The jeep rattled through the plains and we got to see a lot more of the shy animal. We then arrived at a bridge that was made from criss-crossed wooden planks laid over two semi-concrete walls and below the fragile bridge flowed a beautiful stream that divided into more and more tributaries as it covered more and more ground. It was tempting and nothing could make us resist a dip in the stream. Prayers were offered. Cameras rolled. The journey continued once again.
This time we stopped on a hanging bridge with no support from the bottom. One vehicle at a time at no more than five kilometres an hour defined the strength. Any creaking plank that gave way was doomed to fall in yet another stream, this time it was nasty, more horrific, deeper and much more ferocious. The jeep changed direction and now we were finally heading our way back to Shangrilla.
I said my farewells and felt sad as well as disillusioned at leaving the Kingdom of God, as what father calls it. As soon as we had left the plains I grunted and fell into sleep and was woken when our jeep stopped to take some pictures of the lake from an aerial view. My brothers wanted to continue and reach our hotel as soon as possible. So we returned to the city.
By the time we reached Shangrilla we had been crumpled into a paper ball. It was the return to the hotel that shrugged off all weakness and tiredness.

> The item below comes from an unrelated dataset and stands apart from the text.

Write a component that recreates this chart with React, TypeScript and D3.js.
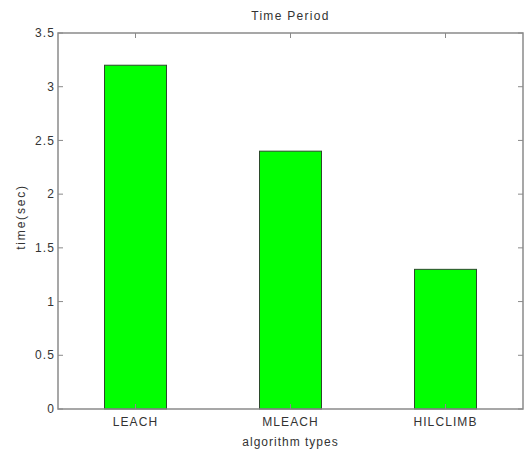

This short and unplanned visit to the Deosai plains was unarguably one of my most memorable trips ever. Privileged to have travelled and visited places like the Swiss Alps there is nothing in the world that I can dream of that can claim to be parallel to the Deosai plain. Their beauty can not be told in words. Their vastness can not be deluded with ink. The marvel that lies cannot be depicted in a picture. The treasure only reveals out to presence, presence of a human soul on the Deosai plains itself.